Sprach Lena noch über Jess?
Jess hatte versprochen, nicht zu bohren, aber der Schmerz in Lenas Stimme löste etwas in ihr aus. Beschützerinstinkt? Was auch immer es war, es half ihr, ihre Neugier im Zaum zu halten. Wenn Lena ihr sagen wollte, was sie in der Vergangenheit verletzt hatte, dann würde sie es zu gegebener Zeit tun.
»Wenn ich dich mit meinen Arme-Jess-Geschichten langweile, sag es nur und ich höre auf. Oder du kannst mich treten.«
»Du bist nicht so schlimm. Und dafür sind Freunde doch da.« Lenas Stimme klang jetzt wieder leichter.
Freunde? Schritte in perfektem Gleichklang füllten die Stille, als Jess sich das Wort auf der Zunge zergehen ließ. Ihre alten Freunde waren zurückgeblieben, als sie sich auf ihre Karriereleiter durch Medizinstudium und Assistenzarztausbildung gestürzt hatte. Waren sie überhaupt noch ihre Freunde? Sie hatte nicht daran gedacht, einen von ihnen anzurufen, als sie krank geworden war. Und sie konnte sich eine so ehrliche Unterhaltung wie heute mit keinem von ihnen vorstellen.
Kayla war mehr eine Arbeitsfreundin.
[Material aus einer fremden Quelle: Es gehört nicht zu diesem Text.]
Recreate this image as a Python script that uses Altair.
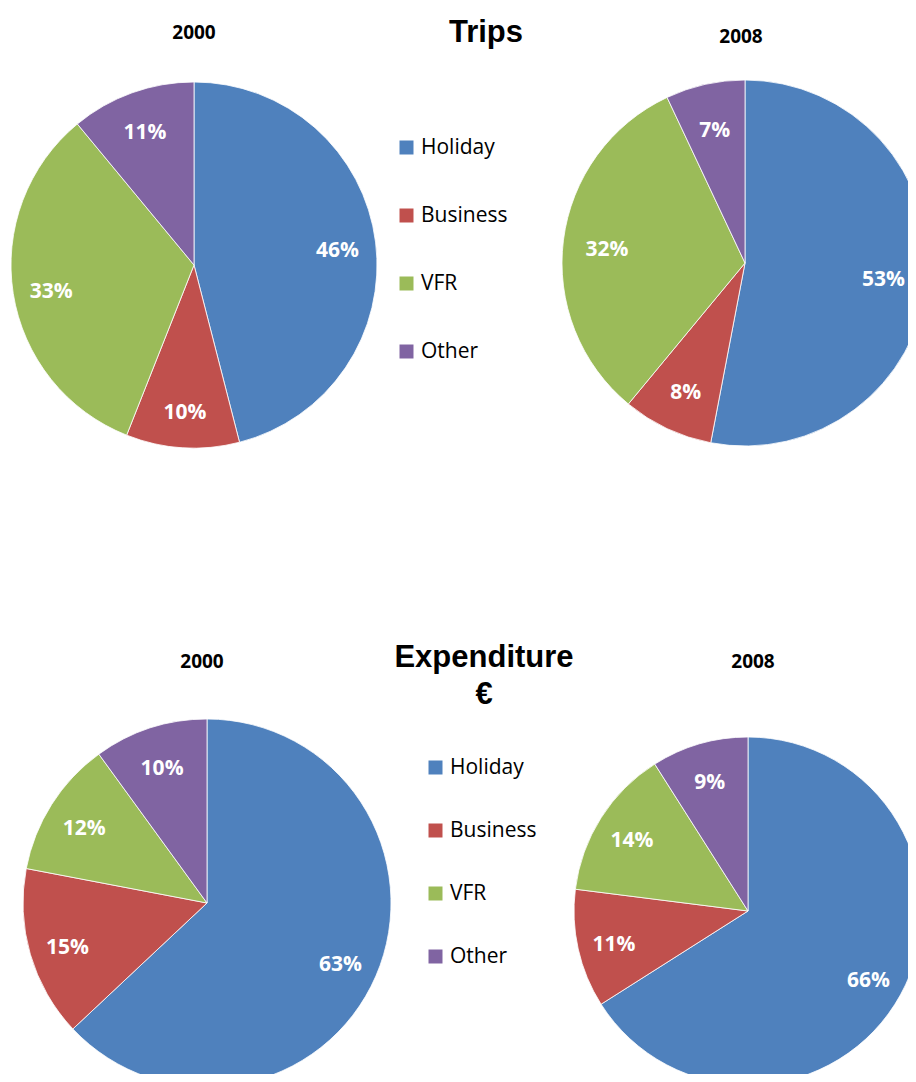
import altair as alt
import pandas as pd

categories = ["Holiday", "Business", "VFR", "Other"]
trips_2000 = [46, 10, 33, 11]
trips_2008 = [53, 8, 32, 7]
exp_2000 = [63, 15, 12, 10]
exp_2008 = [66, 11, 14, 9]
colors = ["#4F81BD", "#C0504D", "#9BBB59", "#8064A2"]

W, H = 900, 1066
LABEL_FONT = "Open Sans"
TITLE_FONT = "Liberation Sans"


def frame(values, field):
    return pd.DataFrame({
        field: categories,
        "value": values,
        "order": list(range(len(values))),
        "label": [f"{v}%" for v in values],
    })


def legend(lx, ly, row_pad):
    return alt.Legend(
        title=None, orient="none", legendX=lx, legendY=ly, direction="vertical",
        symbolType="square", symbolSize=196, symbolStrokeWidth=0,
        labelFont=LABEL_FONT, labelFontSize=21, labelColor="black",
        rowPadding=row_pad, labelOffset=4, padding=0, symbolOpacity=1,
    )


def pie(values, cx, cy, r, channel, leg, label_frac=0.79):
    field = "cat" if channel == "color" else "cat2"
    df = frame(values, field)
    base = alt.Chart(df)
    enc = dict(
        theta=alt.Theta("value:Q", stack=True),
        order=alt.Order("order:Q"),
        x=alt.value(cx), y=alt.value(cy),
    )
    if channel == "color":
        col = alt.Color(f"{field}:N", scale=alt.Scale(domain=categories, range=colors),
                        sort=categories, legend=leg)
        arc = base.mark_arc(radius=r, stroke="white", strokeWidth=0.8).encode(color=col, **enc)
    else:
        col = alt.Fill(f"{field}:N", scale=alt.Scale(range=colors),
                       sort=categories, legend=leg)
        arc = base.mark_arc(radius=r, stroke="white", strokeWidth=0.8).encode(fill=col, **enc)
    txt = base.mark_text(radius=label_frac * r, font=LABEL_FONT, fontSize=21, fontWeight="bold",
                         color="white", align="center", baseline="middle", dy=4).encode(
        text="label:N", **enc)
    return [arc, txt]


def title(text, x, y, size, font, weight="bold"):
    return alt.Chart(pd.DataFrame({"t": [text]})).mark_text(
        font=font, fontSize=size, fontWeight=weight, color="black",
        align="center", baseline="alphabetic").encode(
        text="t:N", x=alt.value(x), y=alt.value(y))


layers = []
layers += pie(trips_2000, 186, 257, 183, "color", legend(388, 129, 46))
layers += pie(trips_2008, 737, 255, 183, "color", None, 0.76)
layers += pie(exp_2000, 199, 895, 184, "fill", legend(417, 749, 41))
layers += pie(exp_2008, 740, 903, 174, "fill", None)

layers += [
    title("2000", 186, 31, 19, LABEL_FONT),
    title("Trips", 478, 34, 31, TITLE_FONT),
    title("2008", 733, 35, 19, LABEL_FONT),
    title("2000", 194, 660, 19, LABEL_FONT),
    title("Expenditure", 476, 659, 31, TITLE_FONT),
    title("€", 476, 696, 31, TITLE_FONT),
    title("2008", 745, 660, 19, LABEL_FONT),
]

chart = alt.layer(*layers).properties(
    width=W, height=H, padding=0,
    autosize=alt.AutoSizeParams(type="none"),
).resolve_scale(
    theta="shared"
).configure_view(stroke=None)

chart.save("out.html", embed_options={"renderer": "svg", "actions": False})
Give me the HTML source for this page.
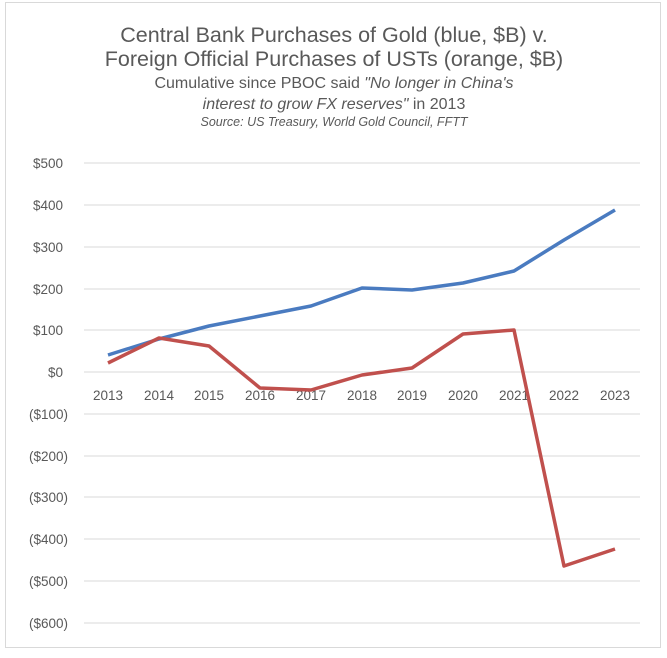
<!DOCTYPE html>
<html><head><meta charset="utf-8"><style>
body{margin:0;background:#fff;}
</style></head><body>
<svg width="667" height="653" xmlns="http://www.w3.org/2000/svg" font-family="Liberation Sans, sans-serif">
<rect x="5.5" y="2.5" width="655" height="645" fill="#fff" stroke="#d9d9d9"/>
<g fill="#595959" text-anchor="middle">
<text x="334" y="42" font-size="21.5">Central Bank Purchases of Gold (blue, $B) v.</text>
<text x="334" y="66" font-size="21.5">Foreign Official Purchases of USTs (orange, $B)</text>
<text x="334" y="88" font-size="16">Cumulative since PBOC said <tspan font-style="italic">"No longer in China's</tspan></text>
<text x="334" y="109" font-size="16"><tspan font-style="italic">interest to grow FX reserves"</tspan> in 2013</text>
<text x="334" y="126" font-size="12.5" font-style="italic">Source: US Treasury, World Gold Council, FFTT</text>
</g>
<g stroke="#d9d9d9" stroke-width="1">
<line x1="84" x2="640" y1="163" y2="163"/><line x1="84" x2="640" y1="205" y2="205"/>
<line x1="84" x2="640" y1="247" y2="247"/><line x1="84" x2="640" y1="289" y2="289"/>
<line x1="84" x2="640" y1="330" y2="330"/><line x1="84" x2="640" y1="372" y2="372"/>
<line x1="84" x2="640" y1="414" y2="414"/><line x1="84" x2="640" y1="456" y2="456"/>
<line x1="84" x2="640" y1="497" y2="497"/><line x1="84" x2="640" y1="539" y2="539"/>
<line x1="84" x2="640" y1="581" y2="581"/><line x1="84" x2="640" y1="623" y2="623"/>
</g>
<g fill="#595959" font-size="13.5" text-anchor="end">
<text x="63" y="168">$500</text><text x="63" y="210">$400</text><text x="63" y="252">$300</text>
<text x="63" y="294">$200</text><text x="63" y="335">$100</text><text x="63" y="377">$0</text>
<text x="68" y="419">($100)</text><text x="68" y="461">($200)</text><text x="68" y="502">($300)</text>
<text x="68" y="544">($400)</text><text x="68" y="586">($500)</text><text x="68" y="628">($600)</text>
</g>
<g fill="#595959" font-size="13.5" text-anchor="middle">
<text x="108" y="400">2013</text><text x="159" y="400">2014</text><text x="209" y="400">2015</text>
<text x="260" y="400">2016</text><text x="311" y="400">2017</text><text x="362" y="400">2018</text>
<text x="412" y="400">2019</text><text x="463" y="400">2020</text><text x="514" y="400">2021</text>
<text x="564" y="400">2022</text><text x="615" y="400">2023</text>
</g>
<polyline fill="none" stroke="#4a7bc0" stroke-width="3.5" stroke-linejoin="round" points="108,355 159,339 209,326 260,316 311,306 362,288 412,290 463,283 514,271 564,240 615,210"/>
<polyline fill="none" stroke="#c0504d" stroke-width="3.5" stroke-linejoin="round" points="108,363 159,338 209,346 260,388 311,390 362,375 412,368 463,334 514,330 564,566 615,549"/>
</svg>
</body></html>
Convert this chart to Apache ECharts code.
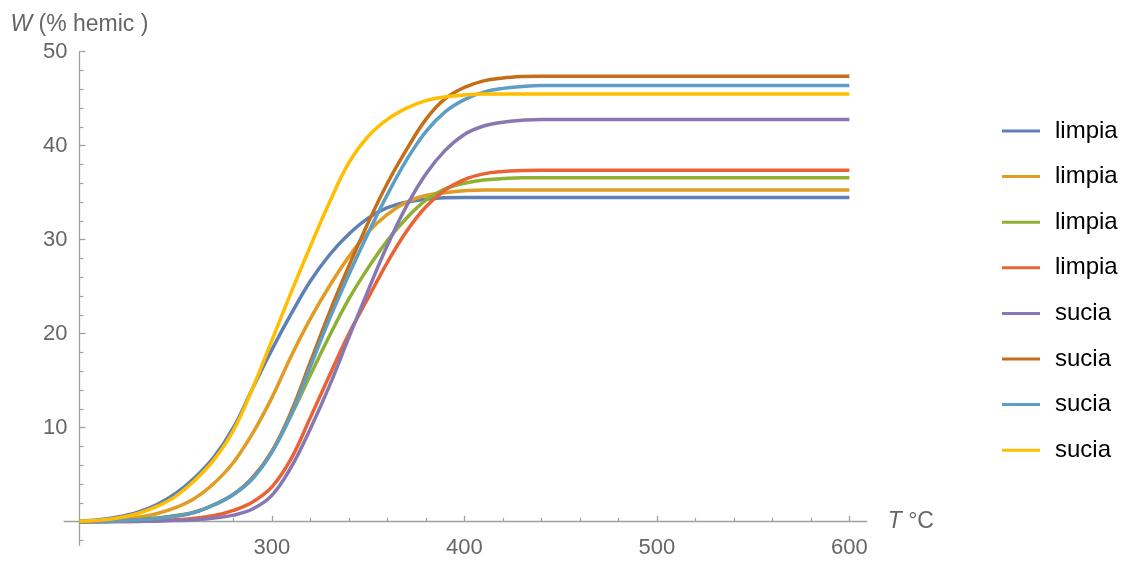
<!DOCTYPE html>
<html>
<head>
<meta charset="utf-8">
<script src="https://cdn.jsdelivr.net/npm/echarts@6/dist/echarts.min.js"></script>
<style>
  html, body { margin: 0; padding: 0; background: #fff; }
  #chart { width: 1131px; height: 563px; }
</style>
</head>
<body>
<div id="chart"></div>
<script>
// temperature grid (°C) the curves were read at
const temps = [200, 210, 220, 230, 240, 250, 260, 270, 280, 290, 300, 310, 320, 330, 340,
  350, 360, 370, 380, 390, 400, 410, 420, 430, 440, 450, 460, 500, 550, 600];

// W (% hemic) per curve
const limpia1 = [0.05, 0.2, 0.5, 1.0, 1.8, 3.0, 4.7, 6.9, 10.0, 14.2, 18.3, 22.1, 25.6, 28.4, 30.6,
  32.3, 33.4, 34.0, 34.3, 34.45, 34.5, 34.5, 34.5, 34.5, 34.5, 34.5, 34.5, 34.5, 34.5, 34.5];
const limpia2 = [0.02, 0.08, 0.2, 0.45, 0.85, 1.5, 2.5, 4.1, 6.3, 9.4, 13.2, 17.6, 21.6, 25.1, 28.2,
  30.8, 32.7, 34.0, 34.7, 35.0, 35.2, 35.3, 35.3, 35.3, 35.3, 35.3, 35.3, 35.3, 35.3, 35.3];
const limpia3 = [0, 0.02, 0.08, 0.2, 0.4, 0.65, 1.05, 1.8, 2.9, 4.6, 7.4, 11.3, 15.6, 19.8, 23.7,
  27.0, 29.9, 32.3, 34.2, 35.4, 36.0, 36.35, 36.5, 36.6, 36.6, 36.6, 36.6, 36.6, 36.6, 36.6];
const limpia4 = [0, 0.01, 0.02, 0.05, 0.1, 0.2, 0.38, 0.65, 1.2, 2.1, 3.7, 6.7, 11.1, 15.6, 20.0,
  23.8, 27.6, 30.9, 33.5, 35.3, 36.4, 37.0, 37.25, 37.35, 37.4, 37.4, 37.4, 37.4, 37.4, 37.4];
const sucia1 = [0, 0, 0.01, 0.03, 0.06, 0.12, 0.22, 0.4, 0.7, 1.35, 2.8, 5.8, 9.9, 14.5, 19.6,
  24.6, 29.4, 33.6, 37.0, 39.5, 41.2, 42.1, 42.5, 42.7, 42.8, 42.8, 42.8, 42.8, 42.8, 42.8];
const sucia2 = [0, 0.02, 0.07, 0.18, 0.35, 0.6, 1.0, 1.8, 2.9, 4.7, 7.5, 11.7, 17.0, 22.3, 27.2,
  31.8, 36.0, 39.6, 42.8, 45.0, 46.2, 46.9, 47.2, 47.35, 47.4, 47.4, 47.4, 47.4, 47.4, 47.4];
const sucia3 = [0, 0.02, 0.07, 0.18, 0.35, 0.6, 1.0, 1.8, 2.9, 4.6, 7.4, 11.4, 16.5, 21.6, 26.3,
  30.7, 34.8, 38.5, 41.5, 43.6, 44.9, 45.7, 46.1, 46.3, 46.4, 46.4, 46.4, 46.4, 46.4, 46.4];
const sucia4 = [0.05, 0.15, 0.4, 0.85, 1.6, 2.7, 4.4, 6.6, 9.7, 14.2, 19.3, 24.4, 29.3, 34.0, 38.2,
  41.0, 42.8, 44.0, 44.8, 45.2, 45.4, 45.5, 45.5, 45.5, 45.5, 45.5, 45.5, 45.5, 45.5, 45.5];

const curves = [limpia1, limpia2, limpia3, limpia4, sucia1, sucia2, sucia3, sucia4];
// legend labels repeat, so each series gets a '#n' suffix that the legend hides
const curveNames = ['limpia#1', 'limpia#2', 'limpia#3', 'limpia#4', 'sucia#1', 'sucia#2', 'sucia#3', 'sucia#4'];
const curveColors = ['#5e81b5', '#e19c24', '#8fb032', '#eb6235', '#8778b3', '#c56e1a', '#5d9ec7', '#ffbf00'];

const xMajorTicks = [300, 400, 500, 600];
const xMinorTicks = [220, 240, 260, 280, 320, 340, 360, 380, 420, 440, 460, 480, 520, 540, 560, 580];
const yMajorTicks = [10, 20, 30, 40, 50];
const yMinorTicks = [-2, 2, 4, 6, 8, 12, 14, 16, 18, 22, 24, 26, 28, 32, 34, 36, 38, 42, 44, 46, 48];

const FONT = '"Liberation Sans", Arial, sans-serif';
const axisGray = '#a0a0a0';
const labelGray = '#666666';

const chart = echarts.init(document.getElementById('chart'));

// y axis sits at T = 200, inside the grid, which starts a little to the left
const yShift = -15.4;

const xBase = {
    type: 'value',
    min: 192,
    max: 609,
    position: 'bottom',
    splitLine: { show: false },
};
const yBase = {
    type: 'value',
    min: -2.5,
    max: 50,
    position: 'left',
    offset: yShift,
    splitLine: { show: false },
};

const option = {
    animation: false,
    grid: {
        left: 64,
        right: 264.3,
        top: 51.7,
        bottom: 17.8,
        containLabel: false,
        outerBoundsMode: 'none',
    },
    legend: {
        orient: 'vertical',
        left: 1002,
        top: 119,
        padding: 0,
        itemWidth: 38,
        itemHeight: 3,
        itemGap: 21.6,
        icon: 'rect',
        data: curveNames,
        formatter: (name) => name.split('#')[0],
        textStyle: {
            fontFamily: FONT,
            fontSize: 24,
            color: '#000',
            lineHeight: 24,
            padding: [0, 0, 0, 10],
        },
    },
    xAxis: [
        {
            ...xBase,
            axisLine: { show: true, onZero: true, onZeroAxisIndex: 0, lineStyle: { color: axisGray, width: 1.3 } },
            axisTick: { show: true, inside: true, length: 6, customValues: xMajorTicks, lineStyle: { color: axisGray, width: 1.3 } },
            axisLabel: { customValues: xMajorTicks, color: labelGray, fontSize: 22, fontFamily: FONT, margin: -8 },
            name: '{i|T} °C',
            nameLocation: 'end',
            nameGap: 21,
            nameTextStyle: {
                color: labelGray,
                fontSize: 23,
                fontFamily: FONT,
                rich: { i: { fontStyle: 'italic', color: labelGray, fontSize: 23, fontFamily: FONT } },
            },
        },
        {
            ...xBase,
            axisLine: { show: false, onZero: true, onZeroAxisIndex: 1 },
            axisTick: { show: true, inside: true, length: 4, customValues: xMinorTicks, lineStyle: { color: axisGray, width: 1.2 } },
            axisLabel: { show: false },
        },
    ],
    yAxis: [
        {
            ...yBase,
            axisLine: { show: true, onZero: false, lineStyle: { color: axisGray, width: 1.3 } },
            axisTick: { show: true, inside: true, length: 6, customValues: yMajorTicks, lineStyle: { color: axisGray, width: 1.3 } },
            axisLabel: { customValues: yMajorTicks, color: labelGray, fontSize: 22, fontFamily: FONT, margin: 12 },
            name: '{i|W} (% hemic )',
            nameLocation: 'end',
            nameGap: 16,
            nameTextStyle: {
                color: labelGray,
                fontSize: 23,
                fontFamily: FONT,
                align: 'center',
                rich: { i: { fontStyle: 'italic', color: labelGray, fontSize: 23, fontFamily: FONT } },
            },
        },
        {
            ...yBase,
            axisLine: { show: false, onZero: false },
            axisTick: { show: true, inside: true, length: 4, customValues: yMinorTicks, lineStyle: { color: axisGray, width: 1.2 } },
            axisLabel: { show: false },
        },
    ],
    series: curves.map((vals, i) => ({
        type: 'line',
        name: curveNames[i],
        xAxisIndex: 0,
        yAxisIndex: 0,
        data: temps.map((t, j) => [t, vals[j]]),
        showSymbol: false,
        smooth: 0.4,
        color: curveColors[i],
        lineStyle: { width: 3.5, color: curveColors[i] },
        emphasis: { disabled: true },
    })),
};

chart.setOption(option);
</script>
</body>
</html>
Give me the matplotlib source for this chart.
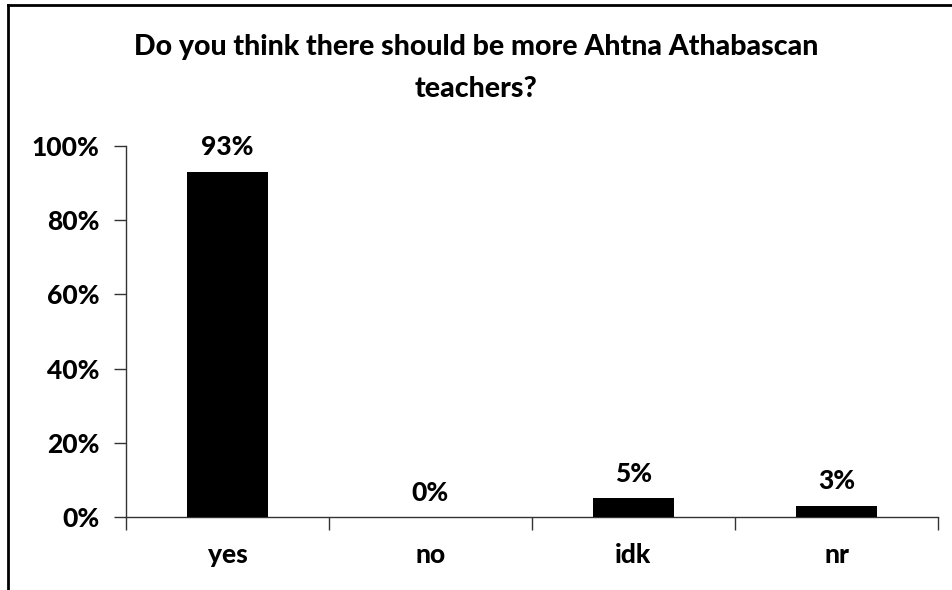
import matplotlib
matplotlib.use("Agg")
import matplotlib.pyplot as plt
from matplotlib.lines import Line2D
from matplotlib.ticker import FixedLocator, PercentFormatter

categories = ["yes", "no", "idk", "nr"]
values = [93, 0, 5, 3]
y_ticks = [0, 20, 40, 60, 80, 100]
title = "Do you think there should be more Ahtna Athabascan\nteachers?"

plt.rcParams["font.family"] = ["Lato", "DejaVu Sans"]
plt.rcParams["font.weight"] = 900

fig = plt.figure(figsize=(9.53, 5.9), dpi=100)
ax = fig.add_axes([0.1322, 0.1237, 0.852, 0.6288])

x = list(range(len(categories)))
bars = ax.bar(x, values, width=0.4, color="black", zorder=3)

ax.set_xlim(-0.5, len(categories) - 0.5)
ax.set_ylim(0, 100)
ax.set_yticks(y_ticks)
ax.yaxis.set_major_formatter(PercentFormatter(decimals=0))

# category labels centred, tick marks on the category boundaries
ax.set_xticks(x)
ax.set_xticklabels(categories)
ax.xaxis.set_minor_locator(FixedLocator([i - 0.5 for i in range(len(categories) + 1)]))
ax.tick_params(axis="x", which="major", length=0, pad=19, labelsize=19)
ax.tick_params(axis="x", which="minor", length=9, width=1, direction="out", color="#333333")
ax.tick_params(axis="y", length=9, width=1, direction="out", color="#333333", labelsize=19, pad=10)

for side in ("top", "right"):
    ax.spines[side].set_visible(False)
for side in ("left", "bottom"):
    ax.spines[side].set_color("#333333")
    ax.spines[side].set_linewidth(1)

for rect, v in zip(bars, values):
    ax.annotate(f"{v}%", (rect.get_x() + rect.get_width() / 2, v),
                xytext=(0, 9), textcoords="offset points",
                ha="center", va="bottom", fontsize=19, fontweight=900)

fig.text(0.5, 0.885, title, ha="center", va="center", fontsize=20.5,
         fontweight=900, linespacing=1.75)

# outer frame (top and left edges)
fig.add_artist(Line2D([8 / 953, 1.0], [1 - 5 / 590, 1 - 5 / 590],
                      transform=fig.transFigure, color="black", lw=2))
fig.add_artist(Line2D([8 / 953, 8 / 953], [0.0, 1 - 5 / 590],
                      transform=fig.transFigure, color="black", lw=2))

fig.savefig("out.png", dpi=100, facecolor="white")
Wenn sie sich außerhalb des Krankenhauses trafen, dann um Dampf abzulassen, sowohl über die Arbeit als auch über ihre Kollegen.
Vielleicht konnte sie Diana als Freundin zählen, obwohl diese Freundschaft erst in den Kinderschuhen steckte. Aber Jess hatte mehr mit ihr geteilt als mit irgendjemand anderem in den letzten Jahren. Sie hatte ihr gegenüber sogar zugegeben, Angst zu haben.
Und jetzt hatte Lena ihr dieses Geschenk angeboten, obwohl Jess sie zuerst wie Dreck behandelt hatte. Sie wollte ihr danken, sich noch einmal entschuldigen, ihr sagen, wie viel ihr das Angebot bedeutete, aber sie fand nicht die passenden Worte. Sei nicht so kompliziert.
»Das gefällt mir. Freunde.« Jess nahm einen tiefen Atemzug, um den Kinderwagen den Hügel hochzuschieben. Überraschenderweise brannte ihre Lunge nicht so sehr wie erwartet und sie hatte sogar noch etwas Luft übrig zum Reden. Vielleicht konnte sie ihrem Arzttermin doch optimistisch entgegensehen.